The kits were set to drop online only at 11 a.m. ET on Tuesday, Feb. 10, 2026, and only at McNuggetCaviar.com, not in McDonald’s restaurants. The company said the promotion was available at no cost to fans, which is exactly why it landed so hard as a Valentine’s Day gimmick: it felt like a gift, but it also behaved like a scavenger hunt.

The caviar was sourced through Paramount Caviar, a company founded in 1991 that says its products have appeared in Michelin-star restaurants and luxury hotels. Paramount’s retail site lists Siberian, or Baerii, Sturgeon caviar at $85 for 1 ounce, so the tiny tin in McDonald’s kit was not a throwaway prop. That price tag is the whole punchline, because it put an upscale ingredient directly next to fast-food nuggets and made the contrast impossible to ignore.
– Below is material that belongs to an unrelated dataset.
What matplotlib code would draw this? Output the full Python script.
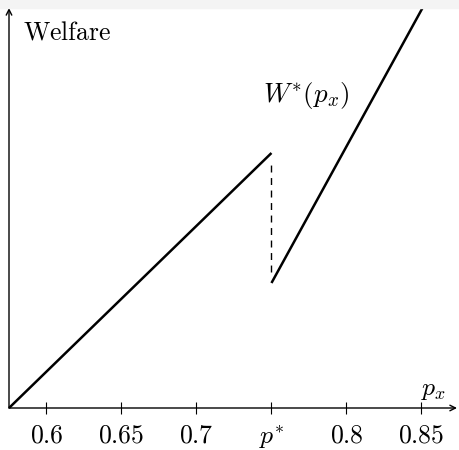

For a Valentine’s gift, the kit worked best as a gag for someone who likes a little theater with dinner, or as a date-night conversation piece for a couple that would rather laugh than linger over roses. It was less of a practical buy than a social-media moment, and the speed of the drop proved it. Post-launch reporting said the kits sold out within minutes, and McDonald’s later posted that its McNugget Caviar had “flown off the shelves.”

That kind of scarcity is exactly what made the stunt memorable. It was not a lasting menu item, and it was not meant to be. It was a fleeting, high-low Valentine’s day oddity, engineered for people who want a gift with a joke attached and a story worth telling after dinner is over.